A Precursor to Ontological Difference
Often dismissed as the most disappointing episode in Kant’s philosophy, the doctrine of imagination is in fact the hinge of the entire Post-Kantian trajectory. It is the third term that reappears—uncannily, almost of its own accord—in the gap between categories and appearances, recalling the Platonic “third man” problem whenever an apparent dualism cannot resolve itself. For Hegel, this revealed the need for a new immanence capable of sublating the finite subject into Spirit. For Nietzsche and Bergson, it exposed the fragility of all transcendental philosophy, whether ontological or epistemological, and invited a turn toward life, force, and creative duration. Yet for Heidegger, Kant’s imagination was not a failure to be corrected, nor a weakness to be overcome, but rather a window into a deeper and recurring problematic: that every attempt to resolve the difference between Being and beings collapses into contradiction so long as “Being” is treated ontically—as a highest entity, a ground, a force, or a principle. In Kant’s imagination, Heidegger glimpsed the first, half-concealed stirrings of a more originary question, one that concerns not what the world is, but the finite being for whom a world can appear at all.
Kant’s Two Sketches of the Mind
Can we determine the necessary conditions for the possibility of experience—thereby grounding empiricism while at the same time limiting rationalism to what can be demonstrated through experience? This is the task of the Critique of Pure Reason. Kant’s answer is to construct an account of the mind’s a priori operations that explains how representations are generated from sensible givenness. The Kantian system begins, as it were, with two formal conditions of sensibility—space and time—under which alone appearances can be given. These forms of intuition supply the baseline structure of the manifold of intuition, and may be understood as the conditions of the possibility of appearance as such.
Next, the imagination synthesizes this manifold: it gathers, orders, and temporally unifies it, preparing it for schematization through time-rules that allow the pure concepts of the understanding (the categories) to apply to it. In this way, the manifold is shaped into an object of possible experience. This act of representation is accompanied by the “I think,” the transcendental apperception that unifies all representations in relation to one self-same subject.
In short, Kant’s model describes the unity of intuition—a pre-conceptual field of spatiotemporal givenness—and the unity of concept, the rule-governed structure that confers objectivity. The Critique’s initial draft of the mind is thus a two-sided architecture: intuition providing the manifold ready to receive determination, and the understanding imposing the conceptual form through which alone the given can become an object of experience.
In the second draft of the Critique, Kant reassigns the imagination to a position strictly subordinate to the understanding, indicating his discomfort with the radical possibility suggested by the first draft: that a pre-conceptual, pre-rational synthesis might itself be the generative ground of order in experience.

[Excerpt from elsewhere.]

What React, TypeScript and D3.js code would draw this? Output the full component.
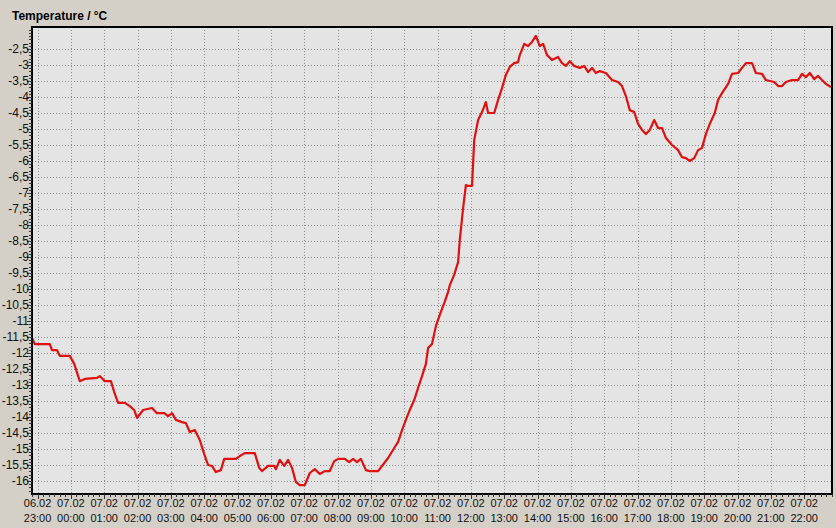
import React from "react";
import * as d3 from "d3";

// minutes since 06.02 22:50
const minutes = [0,5,32,36,45,50,68,76,86,95,117,122,131,142,148,155,167,176,184,189,200,216,225,238,245,252,259,270,277,284,293,302,310,317,324,331,340,346,356,367,374,383,401,409,414,425,436,439,446,454,461,468,475,482,491,500,509,518,527,536,544,551,563,571,578,585,592,601,608,623,630,641,652,659,666,673,680,688,695,702,709,713,720,727,734,742,749,752,760,763,767,770,776,781,785,792,796,803,810,817,821,832,839,846,853,860,868,875,878,886,893,900,907,914,920,927,936,947,954,961,968,976,986,994,1001,1008,1015,1022,1033,1044,1055,1062,1069,1076,1084,1091,1098,1105,1112,1120,1127,1134,1141,1152,1163,1170,1177,1184,1192,1199,1206,1213,1220,1229,1235,1242,1253,1260,1271,1278,1285,1296,1303,1314,1321,1336,1343,1350,1357,1368,1379,1386,1393,1400,1408,1415,1422,1429,1438];
const temperature = [-11.53,-11.72,-11.72,-11.91,-11.91,-12.09,-12.09,-12.34,-12.88,-12.81,-12.78,-12.72,-12.88,-12.88,-13.22,-13.56,-13.56,-13.66,-13.78,-14.03,-13.78,-13.72,-13.88,-13.88,-13.97,-13.88,-14.09,-14.16,-14.19,-14.47,-14.41,-14.72,-15.16,-15.5,-15.53,-15.72,-15.66,-15.31,-15.31,-15.31,-15.22,-15.13,-15.13,-15.59,-15.69,-15.53,-15.53,-15.63,-15.34,-15.53,-15.34,-15.59,-16.03,-16.13,-16.13,-15.75,-15.63,-15.78,-15.69,-15.69,-15.38,-15.31,-15.31,-15.41,-15.31,-15.41,-15.31,-15.66,-15.69,-15.69,-15.53,-15.28,-14.97,-14.78,-14.41,-14.09,-13.78,-13.47,-13.09,-12.72,-12.34,-11.84,-11.72,-11.16,-10.81,-10.44,-10.09,-9.88,-9.56,-9.38,-9.16,-8.47,-7.47,-6.75,-6.78,-6.78,-5.34,-4.72,-4.47,-4.16,-4.5,-4.5,-4.09,-3.72,-3.31,-3.06,-2.94,-2.91,-2.69,-2.34,-2.41,-2.28,-2.09,-2.41,-2.34,-2.69,-2.84,-2.75,-2.94,-3.03,-2.88,-3.03,-3.09,-3.03,-3.22,-3.09,-3.25,-3.19,-3.25,-3.47,-3.53,-3.66,-3.97,-4.41,-4.47,-4.84,-5.03,-5.16,-5.03,-4.72,-4.97,-4.97,-5.28,-5.5,-5.66,-5.88,-5.91,-6.0,-5.91,-5.66,-5.59,-5.16,-4.84,-4.5,-4.09,-3.88,-3.59,-3.28,-3.25,-3.09,-2.94,-2.94,-3.25,-3.28,-3.47,-3.53,-3.66,-3.66,-3.53,-3.47,-3.47,-3.28,-3.38,-3.25,-3.44,-3.34,-3.47,-3.59,-3.69];

const hourDates = ["06.02","07.02","07.02","07.02","07.02","07.02","07.02","07.02","07.02","07.02","07.02","07.02","07.02","07.02","07.02","07.02","07.02","07.02","07.02","07.02","07.02","07.02","07.02","07.02"];
const hourTimes = ["23:00","00:00","01:00","02:00","03:00","04:00","05:00","06:00","07:00","08:00","09:00","10:00","11:00","12:00","13:00","14:00","15:00","16:00","17:00","18:00","19:00","20:00","21:00","22:00"];
const yTickValues = d3.range(-32, -4).map((i) => i / 2); // -16 .. -2.5

const W = 836, H = 528;
const L = 32, R = 832, T = 27, B = 494;

export default function App() {
  const x = d3.scaleLinear().domain([0, 1440]).range([L, R]);
  const y = d3.scaleLinear().domain([-2.5, -16]).range([49, 481]);
  const line = d3
    .line<number>()
    .x((_, i) => x(minutes[i]))
    .y((d) => y(d));
  const hourOffsets = hourTimes.map((_, i) => 10 + i * 60);
  const minorX = d3.range(0, 1441, 10);
  const minorY = d3.range(-163, -18).map((i) => i / 10);
  const fmt = (v: number) => String(v).replace(".", ",");
  return (
    <svg
      width={W}
      height={H}
      style={{ position: "absolute", left: 0, top: 0, display: "block" }}
      fontFamily="'Liberation Sans', Arial, sans-serif"
    >
      <rect x={0} y={0} width={W} height={H} fill="#d4d0c8" />
      <text x={12} y={20} fontSize={12} fontWeight="bold" fill="#000">
        Temperature / °C
      </text>
      <rect x={L} y={T} width={R - L} height={B - T} fill="#e4e4e4" />
      <clipPath id="plotclip">
        <rect x={L} y={T} width={R - L} height={B - T} />
      </clipPath>
      <g stroke="#8c8c8c" strokeWidth={1} strokeDasharray="1,2">
        {yTickValues.map((v) => (
          <line key={"gy" + v} x1={L} x2={R} y1={Math.round(y(v)) + 0.5} y2={Math.round(y(v)) + 0.5} />
        ))}
        {hourOffsets.map((m) => (
          <line key={"gx" + m} x1={Math.round(x(m)) + 0.5} x2={Math.round(x(m)) + 0.5} y1={T} y2={B} />
        ))}
      </g>
      <g clipPath="url(#plotclip)">
        <path
          d={line(temperature) || ""}
          fill="none"
          stroke="#e01010"
          strokeWidth={2.2}
          strokeLinejoin="round"
        />
      </g>
      <rect x={L} y={T} width={R - L} height={B - T} fill="none" stroke="#000" strokeWidth={2} />
      <g stroke="#333" strokeWidth={1}>
        {minorY.map((v) => (
          <line key={"my" + v} x1={L - 3} x2={L} y1={Math.round(y(v)) + 0.5} y2={Math.round(y(v)) + 0.5} />
        ))}
        {yTickValues.map((v) => (
          <line key={"ty" + v} x1={L - 5} x2={L} y1={Math.round(y(v)) + 0.5} y2={Math.round(y(v)) + 0.5} />
        ))}
        {minorX.map((m) => (
          <line key={"mx" + m} x1={Math.round(x(m)) + 0.5} x2={Math.round(x(m)) + 0.5} y1={B} y2={B + 3} />
        ))}
        {hourOffsets.map((m) => (
          <line key={"tx" + m} x1={Math.round(x(m)) + 0.5} x2={Math.round(x(m)) + 0.5} y1={B} y2={B + 5} />
        ))}
      </g>
      <g fontSize={12} fill="#111" textAnchor="end">
        {yTickValues.map((v) => (
          <text key={"ly" + v} x={29} y={y(v)} dy="0.35em">
            {fmt(v)}
          </text>
        ))}
      </g>
      <g fontSize={11} fill="#111" textAnchor="middle">
        {hourOffsets.map((m, i) => (
          <g key={"lx" + m}>
            <text x={x(m)} y={507}>{hourDates[i]}</text>
            <text x={x(m)} y={522}>{hourTimes[i]}</text>
          </g>
        ))}
      </g>
    </svg>
  );
}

By elevating the understanding above imagination, Kant retreats from the notion that the unity of experience is rooted in finite temporality rather than in conceptual spontaneity. This is exactly what Heidegger seizes on: the early Kant seems to glimpse a mind structured by finite temporality (imagination), while the later Kant retreats to a mind structured by rational spontaneity (understanding). The shift signals Kant’s fear that if imagination were primary, the categories would lose their status as pure, necessary, universal rules and would instead be grounded in the temporal finitude of the human being.